- _DATASET SECTION_:
*****
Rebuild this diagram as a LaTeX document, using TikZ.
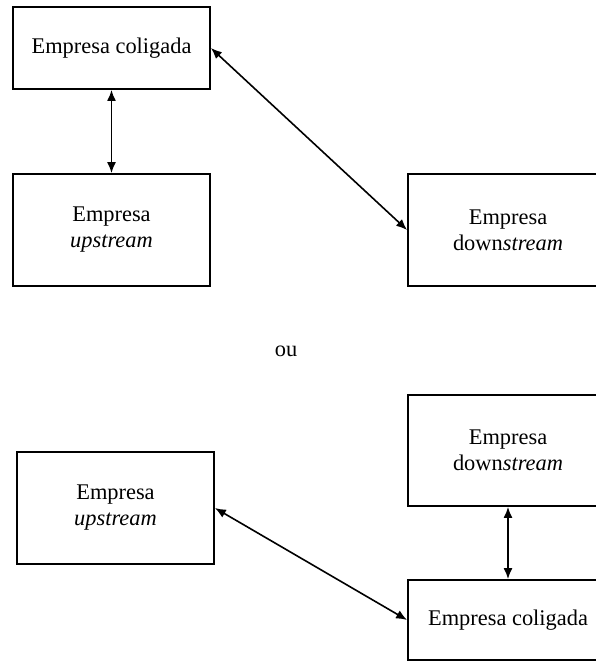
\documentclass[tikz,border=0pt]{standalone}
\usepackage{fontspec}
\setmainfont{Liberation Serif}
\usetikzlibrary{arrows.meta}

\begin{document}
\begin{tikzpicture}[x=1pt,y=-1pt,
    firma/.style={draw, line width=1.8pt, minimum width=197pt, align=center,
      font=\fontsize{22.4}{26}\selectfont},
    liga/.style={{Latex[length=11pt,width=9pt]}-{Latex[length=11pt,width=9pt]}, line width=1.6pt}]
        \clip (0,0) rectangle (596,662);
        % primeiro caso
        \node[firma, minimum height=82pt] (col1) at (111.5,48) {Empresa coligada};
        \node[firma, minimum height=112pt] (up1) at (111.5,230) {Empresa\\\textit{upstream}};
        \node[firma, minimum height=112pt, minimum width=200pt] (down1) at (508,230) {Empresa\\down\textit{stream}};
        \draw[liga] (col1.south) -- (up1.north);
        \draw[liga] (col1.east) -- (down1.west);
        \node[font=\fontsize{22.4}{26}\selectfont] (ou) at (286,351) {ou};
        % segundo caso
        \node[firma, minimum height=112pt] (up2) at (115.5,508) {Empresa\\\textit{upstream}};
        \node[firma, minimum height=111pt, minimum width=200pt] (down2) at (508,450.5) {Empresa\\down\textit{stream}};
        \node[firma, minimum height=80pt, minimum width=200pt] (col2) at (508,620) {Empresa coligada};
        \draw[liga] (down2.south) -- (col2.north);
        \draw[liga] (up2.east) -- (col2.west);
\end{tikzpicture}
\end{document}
*****
- _DESCRIPTION OF THE TASK_: Using the data above, print every line exactly, omitting pictures.

- _ANSWER_:
Rebuild this diagram as a LaTeX document, using TikZ.
\documentclass[tikz,border=0pt]{standalone}
\usepackage{fontspec}
\setmainfont{Liberation Serif}
\usetikzlibrary{arrows.meta}

\begin{document}
\begin{tikzpicture}[x=1pt,y=-1pt,
    firma/.style={draw, line width=1.8pt, minimum width=197pt, align=center,
      font=\fontsize{22.4}{26}\selectfont},
    liga/.style={{Latex[length=11pt,width=9pt]}-{Latex[length=11pt,width=9pt]}, line width=1.6pt}]
        \clip (0,0) rectangle (596,662);
        % primeiro caso
        \node[firma, minimum height=82pt] (col1) at (111.5,48) {Empresa coligada};
        \node[firma, minimum height=112pt] (up1) at (111.5,230) {Empresa\\\textit{upstream}};
        \node[firma, minimum height=112pt, minimum width=200pt] (down1) at (508,230) {Empresa\\down\textit{stream}};
        \draw[liga] (col1.south) -- (up1.north);
        \draw[liga] (col1.east) -- (down1.west);
        \node[font=\fontsize{22.4}{26}\selectfont] (ou) at (286,351) {ou};
        % segundo caso
        \node[firma, minimum height=112pt] (up2) at (115.5,508) {Empresa\\\textit{upstream}};
        \node[firma, minimum height=111pt, minimum width=200pt] (down2) at (508,450.5) {Empresa\\down\textit{stream}};
        \node[firma, minimum height=80pt, minimum width=200pt] (col2) at (508,620) {Empresa coligada};
        \draw[liga] (down2.south) -- (col2.north);
        \draw[liga] (up2.east) -- (col2.west);
\end{tikzpicture}
\end{document}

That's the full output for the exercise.